Fannie Mae’s new URAR Appraiser’s Certification doesn’t force you to give up your ownership rights

Written by on November 17, 2005

A lot of bandwidth and I.Q. points have been spent debating the new Appraiser's Certification items in the new URAR Fannie Mae is requiring (in most cases) beginning this month. Specifically, two provisions have aroused interest from appraisers concerned about their rights and liabilities and data companies hoping to get ahold of appraisers' data. They are:

21. The lender/client may disclose or distribute this appraisal report to: the borrower; another lender at the request of the borrower; the mortgagee or its successors and assigns; mortgage insurers; government sponsored enterprises; other secondary market participants; data collection or reporting services; professional appraisal organizations; any department, agency, or instrumentality of the United States; and any state, the District of Columbia, or other jurisdictions; without having to obtain the appraiser's or supervisory appraiser's (if applicable) consent. Such consent must be obtained before this appraisal report may be disclosed or distributed to any other party (including, but not limited to, the public through advertising, public relations, news, sales, or other media).

23. The borrower, another lender at the request of the borrower, the mortgagee or its successors and assigns, mortgage insurers, government sponsored enterprises, and other secondary market participants may rely on this appraisal report as part of any mortgage finance transaction that involves any one or more of these parties.

We believe the issues these two provisions present have been unnecessarily complicated by entities that may want appraisers to believe their reports aren't their own work, and data companies and AVM developers that want to get their hands on appraisers' data without paying for it, like they have been for years. Organizations expressing concern about the language and hosting panel discussions in conference settings recently have at one time or another been involved on the AVM end of things, trying to facilitate getting appraisers' work into collateral databases and AVM engines.

The fact that a borrower might now "rely" on a report is arguably a change in the law and practice from previously. There have been cases where courts have said borrowers could sue over a faulty appraisal, and some that have said since there was no contractual relationship, they couldn't. The key is the limiting language "as part of any mortgage finance transaction that involves any one or more of [the] parties." You will not be sued by a borrower over the appraisal you did on their refinance last year because they couldn't use it to sell their house, or challenge their assessment. The intended use and intended user serve as notice that you are conveying only certain rights to certain parties and are not anticipating any future use or user not contemplated by the transaction.

Data companies are more interested in certification No. 21, which provides that the report may be "disclose[d] or distribute[d] to" various people. It's said that this means appraisers give up the right not to have their work inputted into a collateral database by "data collection or reporting services." This is not true. As the owner of the intellectual property represented by your report, only you can say who can use the report for what purpose.

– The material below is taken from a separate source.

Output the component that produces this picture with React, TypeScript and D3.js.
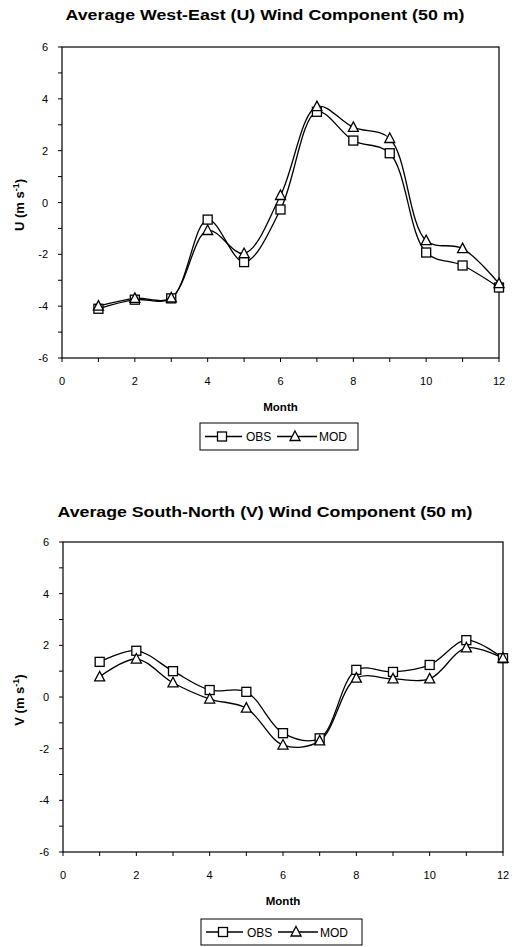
import * as d3 from 'd3';
import React from 'react';

const months = [1, 2, 3, 4, 5, 6, 7, 8, 9, 10, 11, 12];
const xTicks = [0, 2, 4, 6, 8, 10, 12];
const yTicks = [-6, -4, -2, 0, 2, 4, 6];

// U component (50 m)
const uObs = [-4.1, -3.75, -3.7, -0.66, -2.3, -0.27, 3.5, 2.39, 1.9, -1.93, -2.43, -3.28];
const uMod = [-4.0, -3.7, -3.68, -1.08, -1.97, 0.27, 3.7, 2.9, 2.47, -1.47, -1.78, -3.13];

// V component (50 m)
const vObs = [1.36, 1.79, 1.0, 0.27, 0.2, -1.4, -1.6, 1.05, 0.97, 1.24, 2.2, 1.5];
const vMod = [0.78, 1.47, 0.55, -0.08, -0.43, -1.86, -1.7, 0.73, 0.7, 0.7, 1.9, 1.5];

const FONT = 'Liberation Sans, Arial, sans-serif';

const Square = ({ x, y }: { x: number; y: number }) => (
  <rect x={x - 4.5} y={y - 4.5} width={9} height={9} fill="white" stroke="black" strokeWidth={1.3} />
);

const Triangle = ({ x, y }: { x: number; y: number }) => (
  <path d={`M${x},${y - 5.5}L${x + 5},${y + 4}L${x - 5},${y + 4}Z`} fill="white" stroke="black" strokeWidth={1.3} />
);

type PanelProps = {
  title: string;
  titleWidth: number;
  axisLetter: string;
  obs: number[];
  mod: number[];
  top: number; // title baseline
  labelY: number;
  plot: { left: number; right: number; top: number; bottom: number };
  legend: { x: number; y: number; w: number; h: number };
};

const Panel = ({ title, titleWidth, axisLetter, obs, mod, top, labelY, plot, legend }: PanelProps) => {
  const x = d3.scaleLinear().domain([0, 12]).range([plot.left, plot.right]);
  const y = d3.scaleLinear().domain([-6, 6]).range([plot.bottom, plot.top]);
  const line = d3
    .line<number>()
    .x((_, i) => x(months[i]))
    .y((d) => y(d))
    .curve(d3.curveCatmullRom.alpha(0.5));
  const minorY = d3.range(-6, 7, 1);
  const lx = legend.x;
  const ly = legend.y + legend.h / 2;

  return (
    <g fontFamily={FONT}>
      <text
        x={265}
        y={top}
        textAnchor="middle"
        fontSize={14.5}
        fontWeight="bold"
        textLength={titleWidth}
        lengthAdjust="spacingAndGlyphs"
      >
        {title}
      </text>

      {/* frame */}
      <rect
        x={plot.left}
        y={plot.top}
        width={plot.right - plot.left}
        height={plot.bottom - plot.top}
        fill="none"
        stroke="black"
        strokeWidth={1.2}
      />

      {/* y ticks */}
      {minorY.map((v) => (
        <line key={'yt' + v} x1={plot.left - 4} x2={plot.left} y1={y(v)} y2={y(v)} stroke="black" strokeWidth={1} />
      ))}
      {yTicks.map((v) => (
        <text key={'yl' + v} x={plot.left - 14} y={y(v) + 4} textAnchor="end" fontSize={11}>
          {v}
        </text>
      ))}

      {/* x ticks */}
      {d3.range(0, 13).map((v) => (
        <line key={'xt' + v} x1={x(v)} x2={x(v)} y1={plot.bottom} y2={plot.bottom + 4} stroke="black" strokeWidth={1} />
      ))}
      {xTicks.map((v) => (
        <text key={'xl' + v} x={x(v)} y={plot.bottom + 27} textAnchor="middle" fontSize={11}>
          {v}
        </text>
      ))}

      <text x={(plot.left + plot.right) / 2} y={plot.bottom + 53} textAnchor="middle" fontSize={11.5} fontWeight="bold">
        Month
      </text>
      <text
        transform={`translate(${24},${labelY}) rotate(-90)`}
        textAnchor="middle"
        fontSize={13}
        fontWeight="bold"
      >
        {axisLetter} (m s
        <tspan dy={-5} fontSize={9}>-1</tspan>
        <tspan dy={5}>)</tspan>
      </text>

      {/* series */}
      <path d={line(obs) || ''} fill="none" stroke="black" strokeWidth={1.3} />
      <path d={line(mod) || ''} fill="none" stroke="black" strokeWidth={1.3} />
      {obs.map((v, i) => (
        <Square key={'o' + i} x={x(months[i])} y={y(v)} />
      ))}
      {mod.map((v, i) => (
        <Triangle key={'m' + i} x={x(months[i])} y={y(v)} />
      ))}

      {/* legend */}
      <rect x={lx} y={legend.y} width={legend.w} height={legend.h} fill="white" stroke="black" strokeWidth={1} />
      <line x1={lx + 5} x2={lx + 42} y1={ly} y2={ly} stroke="black" strokeWidth={1.3} />
      <Square x={lx + 22} y={ly} />
      <text x={lx + 46} y={ly + 4.5} fontSize={12}>OBS</text>
      <line x1={lx + 77} x2={lx + 117} y1={ly} y2={ly} stroke="black" strokeWidth={1.3} />
      <Triangle x={lx + 95} y={ly} />
      <text x={lx + 119} y={ly + 4.5} fontSize={12}>MOD</text>
    </g>
  );
};

export default function App() {
  return (
    <svg
      width={530}
      height={947}
      style={{ position: 'absolute', left: 0, top: 0, background: 'white' }}
    >
      <rect width={530} height={947} fill="white" />
      <Panel
        title="Average West-East (U) Wind Component (50 m)"
        titleWidth={399}
        axisLetter="U"
        obs={uObs}
        mod={uMod}
        top={20}
        labelY={205}
        plot={{ left: 62, right: 499, top: 47, bottom: 358 }}
        legend={{ x: 200, y: 423, w: 158, h: 27 }}
      />
      <Panel
        title="Average South-North (V) Wind Component (50 m)"
        titleWidth={415}
        axisLetter="V"
        obs={vObs}
        mod={vMod}
        top={517}
        labelY={700}
        plot={{ left: 63, right: 503, top: 542, bottom: 852 }}
        legend={{ x: 201, y: 919, w: 161, h: 26 }}
      />
    </svg>
  );
}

The intended use "is for the lender/client to evaluate the property that is the subject of this appraisal for a mortgage finance transaction." To the extent others may "rely" on the report, that is only in conjunction with a mortgage finance transaction as well.

By conveying a URAR and supporting material to your client, you do not give up your rights! Nothing in the appraiser's certification or elsewhere gives your client, data companies, Fannie Mae or anyone else the right to use your work for purposes you haven't agreed to. And all you've agreed to is to allow "the lender/client to evaluate the property." The report may be "disclosed or distributed to" others, but those others may not use the report outside the limited context of a "mortgage finance transaction" without your permission. Without an express, written agreement – which the appraiser's certification is not – your client gets what they always get from you: a limited use license. If you want to bargain away your rights, you have to affirmatively do so. (And we think you should charge more for it.)

Don't be misled into thinking that by completing and signing the new URAR you're signing your rights away. Your report is your intellectual property and you control who gets to use it, for what purpose. The URAR's conditions aren't as expansive as some AVM developers and their well-wishers would have you believe.